In Britain, discriminatory attitudes – to racism, to women, to homosexuality – have changed quickly and profoundly. But are religious beliefs now hampering progress?
There is certainly no shortage of one thing in the world, and that's a lack of goodwill to all men. And women. And children. If it isn't Russia introducing laws against homosexuality, then it's Saudi Arabia resisting the idea that women should drive cars. If it isn't Burma, spoilt for choice, decade after decade, as to which ethnicity to cleanse, then it's a bunch of African countries extolling female genital mutilation.
And outrageous as these horrors are, even the countries that we in the UK see as our natural allies, and consider as sharing our values, are hardly perfect. The US clings to capital punishment, thwarted only by a lack of the chemicals necessary to kill. Australia stands against gay marriage. Israel continues to favour the needs of settlers over established populations. Europe continues to harbour virulent antisemitism.
Britain is hardly without problems either. Hardly a day goes by without some giant, discriminatory insult provoking heated indignation. If it isn't a forgotten X Factor winner blithely sharing his homophobia, then it is a little-known university rule-making body being blasted for promoting gender segregation.

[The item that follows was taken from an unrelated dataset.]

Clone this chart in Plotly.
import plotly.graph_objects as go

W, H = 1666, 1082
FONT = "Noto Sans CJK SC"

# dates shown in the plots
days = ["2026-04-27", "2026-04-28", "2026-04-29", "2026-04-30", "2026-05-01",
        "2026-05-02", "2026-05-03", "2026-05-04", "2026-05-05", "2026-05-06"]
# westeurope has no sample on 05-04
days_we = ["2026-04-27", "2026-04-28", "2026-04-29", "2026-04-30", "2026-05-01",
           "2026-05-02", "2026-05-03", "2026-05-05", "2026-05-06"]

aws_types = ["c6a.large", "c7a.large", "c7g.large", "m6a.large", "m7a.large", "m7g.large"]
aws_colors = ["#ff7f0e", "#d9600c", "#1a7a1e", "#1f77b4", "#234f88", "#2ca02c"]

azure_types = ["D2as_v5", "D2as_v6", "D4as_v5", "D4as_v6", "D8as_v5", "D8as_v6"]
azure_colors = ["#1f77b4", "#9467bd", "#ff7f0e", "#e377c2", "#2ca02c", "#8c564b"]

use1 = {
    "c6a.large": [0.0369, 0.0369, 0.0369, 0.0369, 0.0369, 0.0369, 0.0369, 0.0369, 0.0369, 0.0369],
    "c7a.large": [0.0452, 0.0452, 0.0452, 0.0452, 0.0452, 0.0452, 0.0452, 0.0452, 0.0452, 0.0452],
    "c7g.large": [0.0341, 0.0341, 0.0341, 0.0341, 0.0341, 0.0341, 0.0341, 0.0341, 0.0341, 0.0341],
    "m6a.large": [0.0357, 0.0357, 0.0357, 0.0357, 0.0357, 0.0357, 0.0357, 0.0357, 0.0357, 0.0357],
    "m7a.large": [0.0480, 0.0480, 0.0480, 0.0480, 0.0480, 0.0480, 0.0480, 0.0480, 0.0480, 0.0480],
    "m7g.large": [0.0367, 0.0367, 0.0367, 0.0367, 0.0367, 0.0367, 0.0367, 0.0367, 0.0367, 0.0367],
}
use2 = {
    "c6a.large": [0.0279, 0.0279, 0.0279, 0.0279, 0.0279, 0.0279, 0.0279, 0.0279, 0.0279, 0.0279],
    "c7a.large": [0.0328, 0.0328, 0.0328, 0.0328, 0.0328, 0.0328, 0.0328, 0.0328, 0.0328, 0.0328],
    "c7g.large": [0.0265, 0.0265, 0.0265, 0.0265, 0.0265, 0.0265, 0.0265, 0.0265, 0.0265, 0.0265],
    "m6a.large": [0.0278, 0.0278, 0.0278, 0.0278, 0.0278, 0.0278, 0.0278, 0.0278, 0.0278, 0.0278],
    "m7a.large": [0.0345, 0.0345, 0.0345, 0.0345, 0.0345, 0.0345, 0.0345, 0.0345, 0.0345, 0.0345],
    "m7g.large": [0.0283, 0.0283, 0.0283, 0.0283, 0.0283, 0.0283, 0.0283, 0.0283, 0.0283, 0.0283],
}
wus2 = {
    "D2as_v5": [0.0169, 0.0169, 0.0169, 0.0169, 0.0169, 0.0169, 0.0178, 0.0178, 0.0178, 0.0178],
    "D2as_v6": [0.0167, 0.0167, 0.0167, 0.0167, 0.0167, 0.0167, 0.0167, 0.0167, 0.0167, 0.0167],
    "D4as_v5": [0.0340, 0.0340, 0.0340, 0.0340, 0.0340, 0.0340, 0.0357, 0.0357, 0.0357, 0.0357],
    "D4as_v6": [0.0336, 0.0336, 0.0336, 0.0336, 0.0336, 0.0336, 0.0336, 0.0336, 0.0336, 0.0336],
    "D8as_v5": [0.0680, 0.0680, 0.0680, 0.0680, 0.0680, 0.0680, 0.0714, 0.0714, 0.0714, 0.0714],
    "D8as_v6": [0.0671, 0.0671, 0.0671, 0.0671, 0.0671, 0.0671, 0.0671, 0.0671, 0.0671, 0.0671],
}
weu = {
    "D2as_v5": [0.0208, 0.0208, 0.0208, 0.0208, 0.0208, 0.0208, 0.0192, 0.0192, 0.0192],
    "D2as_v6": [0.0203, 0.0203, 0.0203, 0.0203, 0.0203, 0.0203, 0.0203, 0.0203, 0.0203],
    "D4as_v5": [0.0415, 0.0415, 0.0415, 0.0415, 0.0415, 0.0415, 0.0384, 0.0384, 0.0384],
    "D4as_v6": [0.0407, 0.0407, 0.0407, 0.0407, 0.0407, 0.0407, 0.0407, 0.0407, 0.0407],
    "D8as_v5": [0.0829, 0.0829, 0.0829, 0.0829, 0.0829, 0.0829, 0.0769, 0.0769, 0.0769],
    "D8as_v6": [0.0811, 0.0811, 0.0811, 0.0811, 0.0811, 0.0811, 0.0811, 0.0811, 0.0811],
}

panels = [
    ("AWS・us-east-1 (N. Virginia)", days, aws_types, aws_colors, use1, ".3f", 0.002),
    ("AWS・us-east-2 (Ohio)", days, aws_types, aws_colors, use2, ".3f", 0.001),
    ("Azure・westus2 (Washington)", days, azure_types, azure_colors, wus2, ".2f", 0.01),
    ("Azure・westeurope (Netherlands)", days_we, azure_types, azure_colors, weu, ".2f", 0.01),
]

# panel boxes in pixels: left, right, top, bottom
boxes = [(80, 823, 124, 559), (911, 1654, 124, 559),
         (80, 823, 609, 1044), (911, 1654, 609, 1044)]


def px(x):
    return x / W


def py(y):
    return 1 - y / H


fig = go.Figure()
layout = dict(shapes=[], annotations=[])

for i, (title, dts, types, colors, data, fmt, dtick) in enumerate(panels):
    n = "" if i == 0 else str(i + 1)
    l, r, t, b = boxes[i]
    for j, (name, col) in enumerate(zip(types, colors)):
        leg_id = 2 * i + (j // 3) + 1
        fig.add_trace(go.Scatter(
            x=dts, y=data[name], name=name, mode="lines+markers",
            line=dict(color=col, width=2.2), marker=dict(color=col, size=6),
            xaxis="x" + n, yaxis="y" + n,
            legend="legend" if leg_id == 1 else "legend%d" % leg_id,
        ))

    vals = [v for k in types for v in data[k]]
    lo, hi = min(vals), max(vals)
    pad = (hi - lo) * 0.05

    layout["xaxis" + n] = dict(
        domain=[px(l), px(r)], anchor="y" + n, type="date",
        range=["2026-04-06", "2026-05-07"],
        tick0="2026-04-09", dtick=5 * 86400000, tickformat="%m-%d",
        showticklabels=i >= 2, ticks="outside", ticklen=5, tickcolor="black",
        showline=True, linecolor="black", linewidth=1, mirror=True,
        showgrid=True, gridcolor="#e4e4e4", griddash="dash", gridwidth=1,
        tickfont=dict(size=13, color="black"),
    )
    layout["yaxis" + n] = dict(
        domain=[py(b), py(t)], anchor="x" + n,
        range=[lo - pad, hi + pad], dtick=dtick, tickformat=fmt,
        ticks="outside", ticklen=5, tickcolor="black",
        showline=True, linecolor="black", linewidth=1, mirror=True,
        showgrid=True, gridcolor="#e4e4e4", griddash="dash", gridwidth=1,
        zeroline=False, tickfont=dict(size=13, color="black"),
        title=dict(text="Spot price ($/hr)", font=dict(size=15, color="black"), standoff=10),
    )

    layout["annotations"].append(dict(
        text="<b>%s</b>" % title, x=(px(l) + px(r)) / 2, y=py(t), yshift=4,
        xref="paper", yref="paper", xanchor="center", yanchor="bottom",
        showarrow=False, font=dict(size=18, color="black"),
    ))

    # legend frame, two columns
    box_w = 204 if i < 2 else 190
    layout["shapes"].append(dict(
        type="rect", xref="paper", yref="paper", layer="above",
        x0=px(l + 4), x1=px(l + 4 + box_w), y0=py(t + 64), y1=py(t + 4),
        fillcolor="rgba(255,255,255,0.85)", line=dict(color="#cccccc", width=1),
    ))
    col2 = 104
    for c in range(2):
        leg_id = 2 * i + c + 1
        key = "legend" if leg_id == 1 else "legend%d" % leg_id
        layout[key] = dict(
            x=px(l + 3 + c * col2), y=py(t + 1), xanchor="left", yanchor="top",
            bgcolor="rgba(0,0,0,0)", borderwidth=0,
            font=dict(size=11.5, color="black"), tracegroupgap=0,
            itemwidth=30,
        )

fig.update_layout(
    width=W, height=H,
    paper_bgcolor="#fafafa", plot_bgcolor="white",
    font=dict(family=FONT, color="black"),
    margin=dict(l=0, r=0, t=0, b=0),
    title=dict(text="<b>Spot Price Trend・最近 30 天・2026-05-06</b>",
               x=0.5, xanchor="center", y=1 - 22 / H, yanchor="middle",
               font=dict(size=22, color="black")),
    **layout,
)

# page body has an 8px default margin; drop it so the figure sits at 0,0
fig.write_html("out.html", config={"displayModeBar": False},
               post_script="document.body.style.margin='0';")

If it isn't some obscure politician demanding that all Europeans should be sent back to Europe, then it's some woeful cliche of a lawyer bemoaning the horrors of sexually predatory children.

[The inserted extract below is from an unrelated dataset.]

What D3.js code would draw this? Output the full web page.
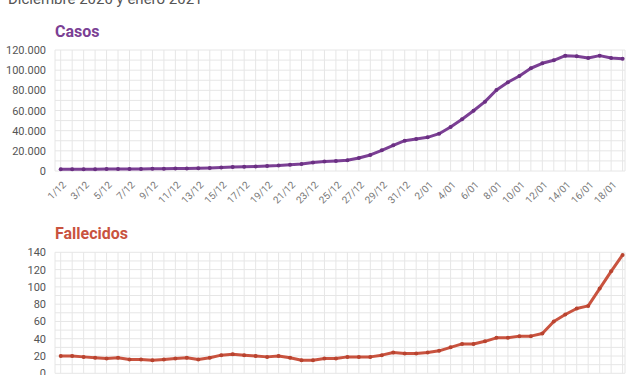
<!DOCTYPE html>
<html><head><meta charset="utf-8">
<script src="https://cdnjs.cloudflare.com/ajax/libs/d3/7.8.5/d3.min.js"></script>
<style>
body{margin:0;background:#fff;}
svg{display:block;font-family:Roboto,"Noto Sans",sans-serif;}
</style></head>
<body><svg id="c" width="635" height="375"></svg>
<script>
const dates = ["1/12","2/12","3/12","4/12","5/12","6/12","7/12","8/12","9/12","10/12",
"11/12","12/12","13/12","14/12","15/12","16/12","17/12","18/12","19/12","20/12",
"21/12","22/12","23/12","24/12","25/12","26/12","27/12","28/12","29/12","30/12","31/12",
"1/01","2/01","3/01","4/01","5/01","6/01","7/01","8/01","9/01","10/01",
"11/01","12/01","13/01","14/01","15/01","16/01","17/01","18/01","19/01"];
const casos = [1700,1750,1800,1850,1900,1950,2000,2100,2200,2300,
2450,2600,2800,3000,3400,3900,4200,4500,4900,5400,
6200,7000,8500,9500,10000,10600,12900,15900,20500,25500,30100,
31700,33400,37000,43600,51300,59800,68800,80400,88000,94200,
101900,106800,109800,114400,113800,112100,114400,112100,111400];
const fallecidos = [20,20,19,18,17,18,16,16,15,16,
17,18,16,18,21,22,21,20,19,20,
18,15,15,17,17,19,19,19,21,24,23,
23,24,26,30,34,34,37,41,41,43,
43,46,60,68,75,78,98,118,137];
const casosTicks = [0,20000,40000,60000,80000,100000,120000];
const fallTicks = [0,20,40,60,80,100,120,140];
const subtitle = "Diciembre 2020 y enero 2021";

const svg = d3.select("#c");
const left = 55, right = 625;
const x = d3.scaleLinear().domain([0, dates.length-1]).range([60.7, 622.6]);
const fmt = v => d3.format(",")(v).replace(/,/g, ".");

svg.append("text").attr("x", 8).attr("y", 4).attr("font-size", 15).attr("fill", "#555").text(subtitle);

function panel(opts){
  const g = svg.append("g");
  const y = d3.scaleLinear().domain([0, opts.max]).range([opts.y0, opts.y1]);
  const hl = d3.range(0, opts.max + opts.minor/2, opts.minor);
  g.selectAll(".h").data(hl).join("line")
    .attr("x1", left).attr("x2", right)
    .attr("y1", d => y(d)).attr("y2", d => y(d))
    .attr("stroke", "#e6e6e6").attr("stroke-width", 1);
  g.selectAll(".v").data(dates).join("line")
    .attr("x1", (d,i) => x(i)).attr("x2", (d,i) => x(i))
    .attr("y1", y(0)).attr("y2", y(opts.max))
    .attr("stroke", "#e6e6e6").attr("stroke-width", 1);
  g.append("line").attr("x1", left).attr("x2", left).attr("y1", y(0)).attr("y2", y(opts.max)).attr("stroke", "#e6e6e6");
  g.append("line").attr("x1", right).attr("x2", right).attr("y1", y(0)).attr("y2", y(opts.max)).attr("stroke", "#e6e6e6");
  const ya = d3.axisLeft(y).tickValues(opts.ticks).tickFormat(opts.fmt).tickSize(0).tickPadding(0);
  const ag = g.append("g").attr("transform", `translate(46,0)`).call(ya);
  ag.select(".domain").remove();
  ag.selectAll("text").attr("font-size", 11).attr("fill", "#555").attr("font-family", "Roboto,sans-serif");
  if (opts.xaxis) {
    const xa = d3.axisBottom(x).tickValues(d3.range(0, dates.length - 1, 2)).tickFormat(i => dates[i]).tickSize(0).tickPadding(0);
    const xg = g.append("g").attr("transform", `translate(0,${y(0)+12})`).call(xa);
    xg.select(".domain").remove();
    xg.selectAll("text").attr("font-size", 10).attr("fill", "#777").attr("font-family", "Roboto,sans-serif")
      .attr("text-anchor", "end").attr("dy", "0.35em")
      .attr("transform", "translate(3,0) rotate(-45)");
  }
  g.append("text").attr("x", 55).attr("y", opts.ty).attr("font-size", 16).attr("font-weight", "bold")
    .attr("fill", opts.color).text(opts.title);
  const line = d3.line().x((d,i) => x(i)).y(d => y(d)).curve(d3.curveLinear);
  g.append("path").datum(opts.data).attr("d", line).attr("fill", "none")
    .attr("stroke", opts.color).attr("stroke-width", 3).attr("stroke-linejoin", "round");
  g.selectAll(".pt").data(opts.data).join("circle")
    .attr("cx", (d,i) => x(i)).attr("cy", d => y(d)).attr("r", 2)
    .attr("fill", opts.dot);
}

panel({data: casos, max: 120000, minor: 10000, ticks: casosTicks, fmt: fmt, y0: 171, y1: 50,
  color: "#7b3f94", dot: "#6a2f82", title: "Casos", ty: 37, xaxis: true});
panel({data: fallecidos, max: 140, minor: 10, ticks: fallTicks, fmt: d3.format("d"), y0: 373.3, y1: 252.3,
  color: "#c9533f", dot: "#b8432f", title: "Fallecidos", ty: 239, xaxis: false});
</script>
</body></html>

Our own transgressions against human rights may seem minor compared to those being perpetrated abroad, and our condemnations of them satisfyingly uncompromising. But it is surely helpful to remind ourselves that our own anti-discriminatory consensus is an extremely recent development. Living adults remember when their sexuality was illegal, when women had the right to complete an undergraduate course, but not to receive a degree. While people continue to count racism against them as part of their daily experience, their parents can remember when this wasn't even against the law. People who expected to die without being brought to account for their sexual crimes against children, as Jimmy Savile did, are belatedly seeing the inside of a court of law.